In a recent Monet Moment blog, we heard from senior interpretive specialist Stefania Van Dyke about developing the adult audio tour for Claude Monet: The Truth of Nature (October 21, 2019-February 2, 2020). Stefania mentioned how she interviewed people from outside of the Denver Art Museum as a way to gather unique perspectives on Monet’s paintings.

One particular perspective was provided by Michael Kerwin, professor of geology and director of the environmental science program at the University of Denver. In his interview, Michael noted how he was captivated by the colors in Monet’s paintings of the white chalk cliffs along the Alabaster Coast in France.

Most notably, Michael was fascinated by the fact that Monet was able to capture the cliffs with such intricate variations in color, while in actuality they are composed out of white chalk.

“It's really remarkable that these are white rocks, and yet, from painting to painting, sometimes they look gray, even black,” he said. “Other times, I see texture almost equivalent to the pink of a ponderosa pine tree in Colorado, with some red and pink and white mixed in. Other times, you get the mid-summer day where you've got the light yellows and greens. That is totally amazing as a geologist who views these cliffs as a white chalk, to be able to use the sunlight and use the mineral staining to make them almost anything but white, is really pretty special ....”

The variation of colors found in Monet’s paintings might be credited to his obsession with trying to truly encapsulate nature in its various iterations. Monet was dependent on natural light while he painted. His source of light varied by the time of day, or the type weather he encountered. Monet’s series of paintings offer viewers glimpses or moments he was able to capture on his journey to find the truth of nature.

Colorado Connections

Interestingly enough, Michael tied Monet’s paintings to the landscapes here in Colorado. For example, he noted that the rocks in The Rock Needle Seen through the Porte d’Aval (above) look like a fire scar in the bark of a ponderosa pine. “The first time I looked at this painting, it was like, is that a tree? And of course, it's not. It's the cliff, and he does show the white rock in there, but the way that he creates the texture with the dark red and gray and black, and it almost has a pattern that honestly looks identical to a fire scar in a ponderosa pine tree.”
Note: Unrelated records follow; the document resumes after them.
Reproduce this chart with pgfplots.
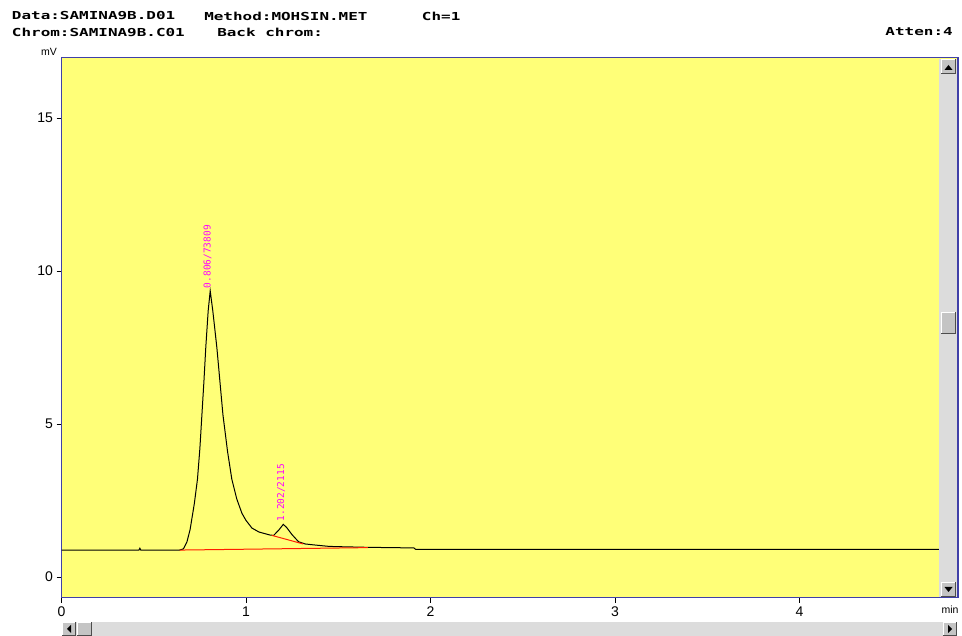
\documentclass[border=0pt]{standalone}
\usepackage{pgfplots}
\pgfplotsset{compat=1.18}
\usepackage{fontspec}
\setmainfont{Liberation Sans}
\newfontfamily\hdr{DejaVu Sans Mono}
\newfontfamily\pk{DejaVu Sans Mono}
\definecolor{bgy}{RGB}{255,255,120}
\definecolor{frm}{RGB}{64,64,168}
\definecolor{sbg}{RGB}{220,220,220}
\definecolor{btn}{RGB}{196,196,196}
\definecolor{mag}{RGB}{255,0,255}
\definecolor{redl}{RGB}{255,30,0}
\newcommand\btn[4]{%
  \fill[btn] (#1,#2) rectangle (#3,#4);
  \draw[white,line width=1pt] (#1+0.5,#2) -- (#1+0.5,#4-0.5) -- (#3,#4-0.5);
  \draw[black!70,line width=1pt] (#1,#2+0.5) -- (#3-0.5,#2+0.5) -- (#3-0.5,#4);
}
\begin{document}
\begin{tikzpicture}[x=1pt,y=1pt]
\path[use as bounding box] (0pt,0pt) rectangle (962pt,636pt);
\begin{axis}[at={(61.5pt,38pt)}, anchor=south west,
  width=896.5pt, height=540pt, scale only axis,
  xmin=0, xmax=4.859, ymin=-0.686, ymax=16.96,
  axis background/.style={fill=bgy},
  axis line style={frm, line width=1pt},
  xtick={0,1,2,3,4}, ytick={0,5,10,15},
  tick align=outside, major tick length=5pt,
  tick style={black, line width=0.8pt},
  xtick pos=bottom, ytick pos=left,
  ticklabel style={font=\fontsize{14}{14}\selectfont},
  /pgf/number format/assume math mode=true,
  clip=true]
\addplot[black, line width=1pt] coordinates {
(0,0.88) (0.42,0.88) (0.425,0.94) (0.43,0.88) (0.64,0.88)
(0.661,0.92) (0.68,1.15) (0.697,1.55) (0.72,2.4) (0.737,3.2)
(0.75,4.2) (0.761,5.3) (0.772,6.4) (0.782,7.5) (0.795,8.7)
(0.806,9.35) (0.82,8.7) (0.842,7.5) (0.86,6.3) (0.875,5.3)
(0.90,4.1) (0.923,3.2) (0.95,2.55) (0.978,2.08) (1.0,1.85)
(1.032,1.6) (1.07,1.47) (1.131,1.37) (1.15,1.36) (1.18,1.55)
(1.202,1.72) (1.22,1.62) (1.25,1.38) (1.285,1.15) (1.32,1.08)
(1.366,1.05) (1.45,1.0) (1.51,0.99) (1.656,0.97) (1.91,0.95)
(1.92,0.90) (4.756,0.90)
};
\addplot[redl, line width=1pt] coordinates {
(0.64,0.88) (0.9,0.90) (1.41,0.94) (1.66,0.96)
};
\addplot[redl, line width=1pt] coordinates {
(1.14,1.36) (1.31,1.08)
};
\node[rotate=90, anchor=west, inner sep=1pt, text=mag, font=\pk\fontsize{9.5}{9.5}\selectfont] at (axis cs:0.791,9.4) {0.806/73809};
\node[rotate=90, anchor=west, inner sep=1pt, text=mag, font=\pk\fontsize{9.5}{9.5}\selectfont] at (axis cs:1.19,1.78) {1.202/2115};
\end{axis}
% header
\begin{scope}[every node/.style={inner sep=0pt, anchor=west, xscale=1.45, font=\hdr\bfseries\fontsize{11}{11}\selectfont}]
\node at (11.7,620) {Data:SAMINA9B.D01};
\node at (204,620) {Method:MOHSIN.MET};
\node at (421.7,620) {Ch=1};
\node at (11.7,604) {Chrom:SAMINA9B.C01};
\node at (217,604) {Back chrom:};
\node[anchor=east] at (953,604) {Atten:4};
\end{scope}
\node[inner sep=0pt, anchor=east, font=\fontsize{10.5}{10.5}\selectfont] at (57,584) {mV};
\node[inner sep=0pt, font=\fontsize{10.5}{10.5}\selectfont] at (950,26) {min};
% vertical scrollbar
\fill[sbg] (939,39) rectangle (957,577);
\btn{941}{562}{956}{577}
\fill (944.5,566) -- (952.5,566) -- (948.5,571) -- cycle;
\btn{941}{302}{956}{324}
\btn{941}{39}{956}{54}
\fill (944.5,49) -- (952.5,49) -- (948.5,44) -- cycle;
\draw[frm, line width=1pt] (957.5,38) -- (957.5,578);
% horizontal scrollbar
\fill[sbg] (62,0) rectangle (957,14);
\btn{62}{0}{76}{14}
\fill (67,7) -- (71,11) -- (71,3) -- cycle;
\btn{77}{0}{92}{14}
\btn{943}{0}{957}{14}
\fill (952,7) -- (948,11) -- (948,3) -- cycle;
\end{tikzpicture}
\end{document}
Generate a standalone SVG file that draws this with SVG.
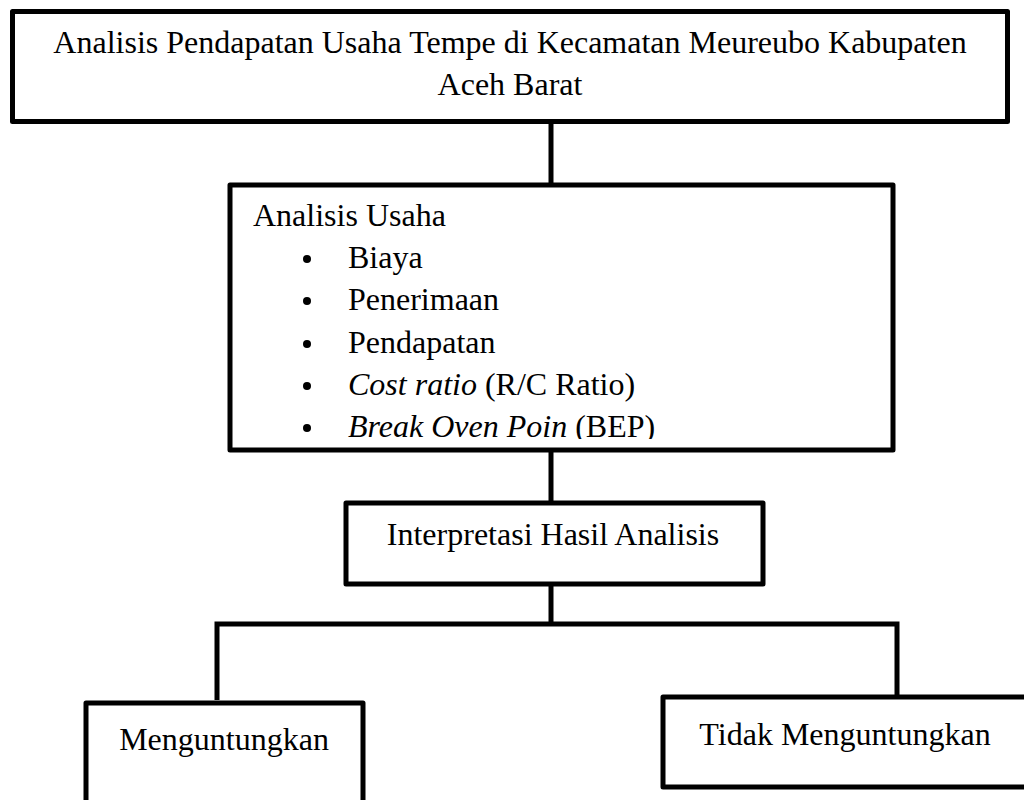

photo of the base of a ponderosa pine with a burn scar
This photo by n_yoder is licensed under CC BY-NC-ND 2.0

He also wondered what would have happened if Monet had ever painted the Maroon Bells (two mountains near Aspen). “I think that if Monet were to have had the opportunity to paint the Maroon Bells, I bet he would show us all sorts of grays and yellows and blues and things that are in the rocks, but things that [we] Colorado people maybe have never seen.”

Image at top: Claude Monet, The Rock Needle Seen through the Porte d'Aval, 1885–86. Oil on canvas; 28 ¾ x 36 ¼ in. (73 x 92 cm). Private collection.

Giovanni Cantor is the interpretive fellow in the learning and engagement department. His favorite Monet factoid is that he was his own harshest critic. It is believed that Monet destroyed over 500 of his own paintings.